本作の義経は情緒不安定な奇人なのでしょうか。義理の姉とは言え、兄頼朝の妻であり御台所の政子に何度も膝枕してもらうとか、子供ならともかく22歳というのは当時としては立派な成人ですからね。

その義経に対して、唯一、好意的な発言をするのが時政。単に場を和ませたかったのかもしれません。ただ、頼朝の代理として京で実権を握った義経の死後、その役割を継いだのが時政であり、自信や北条一族、そして坂東武者にとって目の上の瘤である義経と時政との間がらはよくなかったのではないかという話もあります。

その辺りの事情を知っていると、これまた深読みしたくなってきます。ただ、吾妻鏡は割と義経には同情的だったりします。頼朝のことは直接的に悪様には語らないものの、色々と暗示させるような描き方をするのとは対照的です。とは言え、義経と坂東武者が相容れないのは変わりません。

最後の弟、義円

頼朝の弟の一人で、全成と義経の間になる義円(乙若丸)が鎌倉で頼朝に見える所で終わりました。

ただ、これもまた怪しい話だったりします。まず、幕府の準公式記録である吾妻鏡には義円が鎌倉に入ったという記述はありません。

それと言うのも義円はまだ挙兵するしないとやってた頃に出てきた源行家が、1181年に尾張で挙兵したのに従い平家と戦って討ち死にしています。その行家は敗戦後、一時は頼朝を頼るも所領を得られず、木曾義仲の元に走ります。さらに義仲とも不和になり独立勢力として生き残りますが、最終的には鎌倉幕府によって斬首されます。

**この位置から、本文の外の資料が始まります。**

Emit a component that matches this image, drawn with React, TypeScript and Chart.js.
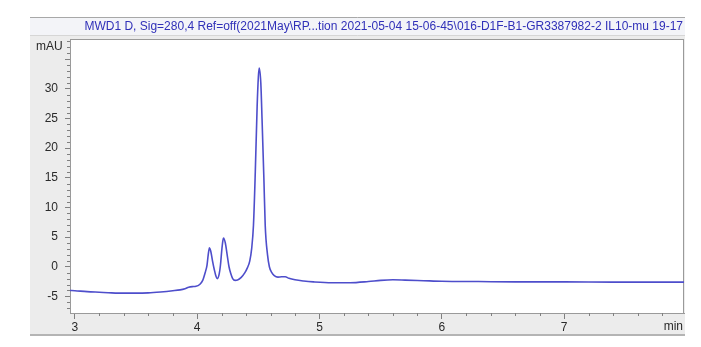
import React, { useEffect, useRef } from 'react';
import { Chart, registerables } from 'chart.js';

Chart.register(...registerables);

const TITLE =
  'MWD1 D, Sig=280,4 Ref=off(2021May\\RP...tion 2021-05-04 15-06-45\\016-D1F-B1-GR3387982-2 IL10-mu 19-17';
const Y_UNIT = 'mAU';
const X_UNIT = 'min';

// retention time (min)
const timeMin = [
  2.96, 3.0, 3.1, 3.2, 3.3, 3.4, 3.5, 3.6, 3.7, 3.8, 3.86, 3.9, 3.93, 3.96, 3.99, 4.02,
  4.045, 4.065, 4.08, 4.09, 4.1, 4.11, 4.125, 4.14, 4.155, 4.165, 4.18, 4.19, 4.2, 4.21, 4.215,
  4.23, 4.245, 4.26, 4.275, 4.29, 4.31, 4.33, 4.36, 4.39, 4.41, 4.43, 4.445, 4.46, 4.475,
  4.49, 4.5, 4.507, 4.52, 4.53, 4.545, 4.556, 4.575, 4.59, 4.61, 4.63, 4.66, 4.69, 4.72, 4.75,
  4.8, 4.87, 4.95, 5.1, 5.25, 5.4, 5.5, 5.6, 5.7, 5.85, 6.0, 6.3, 6.6, 7.0, 7.4, 7.8, 7.98,
];
// signal (mAU)
const signalMAU = [
  -4.0, -4.05, -4.2, -4.3, -4.4, -4.45, -4.45, -4.4, -4.25, -4.05, -3.9, -3.7, -3.45, -3.35, -3.3, -3.0,
  -2.3, -1.0, 0.25, 2.0, 3.2, 2.7, 1.0, -0.5, -1.7, -2.0, -1.2, 0.25, 2.6, 4.4, 4.85,
  4.0, 2.0, 0.0, -1.2, -2.0, -2.3, -2.25, -1.8, -1.0, -0.2, 1.0, 3.0, 7.0, 16.0,
  27.0, 32.0, 33.5, 31.0, 25.0, 15.0, 7.0, 2.0, 0.0, -1.0, -1.5, -1.75, -1.7, -1.7, -1.95,
  -2.2, -2.4, -2.55, -2.7, -2.7, -2.5, -2.3, -2.2, -2.25, -2.35, -2.45, -2.5, -2.55, -2.55, -2.6, -2.6, -2.6,
];

const X_MIN = 2.96;
const X_MAX = 7.98;
const Y_MIN = -7.8;
const Y_MAX = 38.4;
const X_LABEL_MAX = 7;
const Y_LABEL_MAX = 30;

const FONT = "'Liberation Sans', Arial, sans-serif";

const panelPlugin = {
  id: 'panel',
  beforeDraw(chart: any) {
    const { ctx, chartArea: a } = chart;
    ctx.save();
    ctx.fillStyle = '#ffffff';
    ctx.fillRect(0, 0, chart.width, chart.height);
    // gray panel
    ctx.fillStyle = '#ececec';
    ctx.fillRect(30, 17, 655, 318);
    // title bar
    ctx.fillStyle = '#f3f4f8';
    ctx.fillRect(30, 17, 655, 18);
    ctx.strokeStyle = '#a8a8a8';
    ctx.lineWidth = 1;
    ctx.beginPath();
    ctx.moveTo(30, 17.5);
    ctx.lineTo(685, 17.5);
    ctx.stroke();
    ctx.strokeStyle = '#d6d6d6';
    ctx.beginPath();
    ctx.moveTo(30, 35.5);
    ctx.lineTo(685, 35.5);
    ctx.stroke();
    // bottom border
    ctx.strokeStyle = '#b4b4b4';
    ctx.lineWidth = 2;
    ctx.beginPath();
    ctx.moveTo(30, 335);
    ctx.lineTo(685, 335);
    ctx.stroke();
    // plot box
    ctx.fillStyle = '#ffffff';
    ctx.fillRect(a.left, a.top, a.right - a.left, a.bottom - a.top);
    ctx.strokeStyle = '#9a9a9a';
    ctx.lineWidth = 1;
    ctx.strokeRect(a.left + 0.5, a.top + 0.5, a.right - a.left - 1, a.bottom - a.top);
    // title
    ctx.fillStyle = '#3030b8';
    ctx.font = `12px ${FONT}`;
    ctx.textAlign = 'right';
    ctx.textBaseline = 'middle';
    ctx.fillText(TITLE, 683, 27, 604);
    ctx.restore();
  },
  afterDraw(chart: any) {
    const { ctx, chartArea: a } = chart;
    const xs = chart.scales.x;
    const ys = chart.scales.y;
    ctx.save();
    ctx.strokeStyle = '#808080';
    ctx.lineWidth = 1;
    ctx.beginPath();
    for (let i = Math.ceil(Y_MIN); i <= Math.floor(Y_MAX); i++) {
      if (i % 5 === 0) continue;
      const py = Math.round(ys.getPixelForValue(i)) + 0.5;
      ctx.moveTo(a.left - 3, py);
      ctx.lineTo(a.left, py);
    }
    for (let k = Math.ceil(X_MIN * 5); k <= Math.floor(X_MAX * 5); k++) {
      if (k % 5 === 0) continue;
      const px = Math.round(xs.getPixelForValue(k / 5)) + 0.5;
      ctx.moveTo(px, a.bottom);
      ctx.lineTo(px, a.bottom + 3);
    }
    ctx.stroke();
    ctx.fillStyle = '#2a2a2a';
    ctx.font = `12px ${FONT}`;
    ctx.textBaseline = 'middle';
    ctx.textAlign = 'left';
    ctx.fillText(Y_UNIT, 36, 47);
    ctx.textAlign = 'right';
    ctx.fillText(X_UNIT, 683, 327);
    ctx.restore();
  },
};

export default function App() {
  const ref = useRef<HTMLCanvasElement>(null);
  useEffect(() => {
    document.body.style.margin = '0';
    const points = timeMin.map((t, i) => ({ x: t, y: signalMAU[i] }));
    const chart = new Chart(ref.current!, {
      type: 'line',
      data: {
        datasets: [
          {
            data: points,
            borderColor: '#4e4ecb',
            borderWidth: 1.6,
            pointRadius: 0,
            cubicInterpolationMode: 'monotone',
            fill: false,
          },
        ],
      },
      options: {
        animation: false,
        responsive: false,
        devicePixelRatio: 1,
        layout: { padding: { left: 30, top: 39, right: 17, bottom: 12 } },
        plugins: { legend: { display: false }, tooltip: { enabled: false } },
        scales: {
          x: {
            type: 'linear',
            min: X_MIN,
            max: X_MAX,
            ticks: {
              stepSize: 1,
              includeBounds: false,
              autoSkip: false,
              maxRotation: 0,
              padding: 1,
              color: '#2a2a2a',
              font: { family: FONT, size: 12 },
              callback: (v: any) => (v <= X_LABEL_MAX ? String(v) : ''),
            },
            grid: { drawOnChartArea: false, tickLength: 6, color: '#808080' },
            border: { color: '#9a9a9a' },
            afterFit: (s: any) => {
              s.height = 22;
            },
          },
          y: {
            type: 'linear',
            min: Y_MIN,
            max: Y_MAX,
            ticks: {
              stepSize: 5,
              includeBounds: false,
              autoSkip: false,
              padding: 7,
              color: '#2a2a2a',
              font: { family: FONT, size: 12 },
              callback: (v: any) => (v <= Y_LABEL_MAX ? String(v) : ''),
            },
            grid: { drawOnChartArea: false, tickLength: 5, color: '#808080' },
            border: { color: '#9a9a9a' },
            afterFit: (s: any) => {
              s.width = 40;
            },
          },
        },
      },
      plugins: [panelPlugin],
    });
    return () => chart.destroy();
  }, []);
  return (
    <div style={{ position: 'absolute', left: 0, top: 0, width: 701, height: 347 }}>
      <canvas ref={ref} width={701} height={347} style={{ display: 'block' }} />
    </div>
  );
}
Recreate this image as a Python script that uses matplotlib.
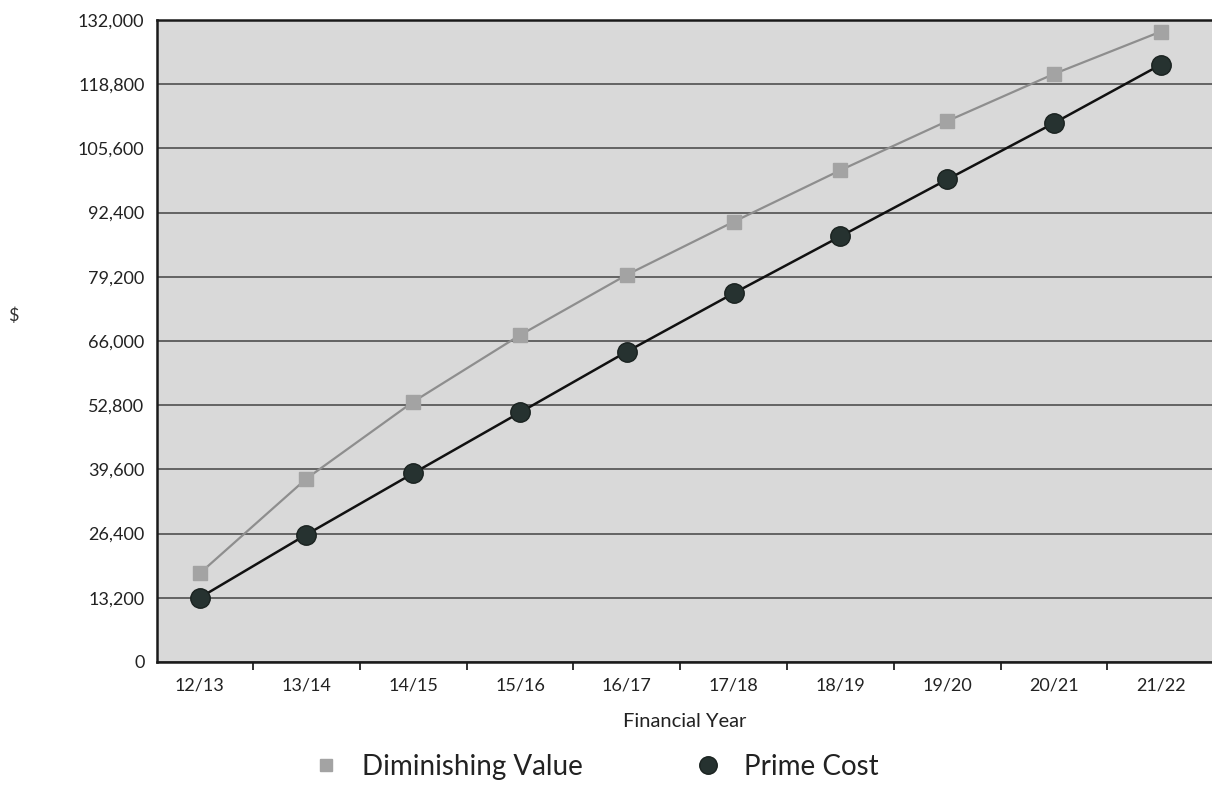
import matplotlib
import matplotlib.pyplot as plt
from matplotlib.ticker import FuncFormatter

matplotlib.use('Agg')

years = ['12/13', '13/14', '14/15', '15/16', '16/17', '17/18', '18/19', '19/20', '20/21', '21/22']
diminishing_value = [18200, 37700, 53500, 67200, 79600, 90500, 101100, 111200, 120900, 129600]
prime_cost = [13200, 26200, 38800, 51300, 63800, 75800, 87500, 99200, 110800, 122800]
y_ticks = [0, 13200, 26400, 39600, 52800, 66000, 79200, 92400, 105600, 118800, 132000]

plt.rcParams['font.family'] = ['Lato', 'DejaVu Sans']

fig = plt.figure(figsize=(12.12, 7.89), dpi=100)
ax = fig.add_axes([0.1295, 0.161, 0.8705, 0.8137])
ax.set_facecolor('#d9d9d9')

x = list(range(len(years)))
ax.plot(x, diminishing_value, color='#8e8e8e', linewidth=1.6, marker='s', markersize=10,
        markerfacecolor='#a3a3a3', markeredgecolor='#a3a3a3', label='Diminishing Value', zorder=3)
ax.plot(x, prime_cost, color='#111111', linewidth=1.8, marker='o', markersize=14,
        markerfacecolor='#263230', markeredgecolor='#1a2220', label='Prime Cost', zorder=4)

ax.set_xlim(-0.40, 9.48)
ax.set_ylim(0, 132000)
ax.set_yticks(y_ticks)
ax.yaxis.set_major_formatter(FuncFormatter(lambda v, p: f'{int(v):,}'))
ax.tick_params(axis='y', length=0, pad=9, labelsize=13, labelcolor='#222222')
ax.grid(axis='y', color='#5a5a5a', linewidth=1.3)
ax.set_axisbelow(True)

ax.set_xticks(x)
ax.set_xticklabels(years)
ax.set_xticks([i + 0.5 for i in x[:-1]], minor=True)
ax.tick_params(axis='x', which='major', length=0, pad=11, labelsize=13, labelcolor='#222222')
ax.tick_params(axis='x', which='minor', length=6, width=1.3, color='#222222', direction='out')

for s in ['left', 'bottom', 'top']:
    ax.spines[s].set_color('#1a1a1a')
    ax.spines[s].set_linewidth(1.8)
ax.spines['right'].set_visible(False)

ax.set_xlabel('Financial Year', fontsize=14.5, color='#222222', labelpad=14)
fig.text(0.011, 0.60, '$', fontsize=13, color='#333333', ha='center', va='center')

handles, labels = ax.get_legend_handles_labels()
leg = fig.legend(handles, labels, loc='center', bbox_to_anchor=(0.491, 0.028), ncol=2,
                 frameon=False, fontsize=20, columnspacing=4.0, handletextpad=0.8,
                 handlelength=1.0, markerscale=0.9)
for line in leg.get_lines():
    line.set_linestyle('none')
for t in leg.get_texts():
    t.set_color('#222222')

plt.savefig('out.png', dpi=100)
plt.close()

そんなわけで、その挙兵前年の鎌倉に義円が来るというのもおかしな話だったりします。この後、すぐに頼朝と袂をわかって行家の元に行くのでしょうか?それにしても、あまり頼朝との絡みがない義円をわざわざ出してどうするつもりなのかが気になります。八重と違って義円の最後は明確ですから。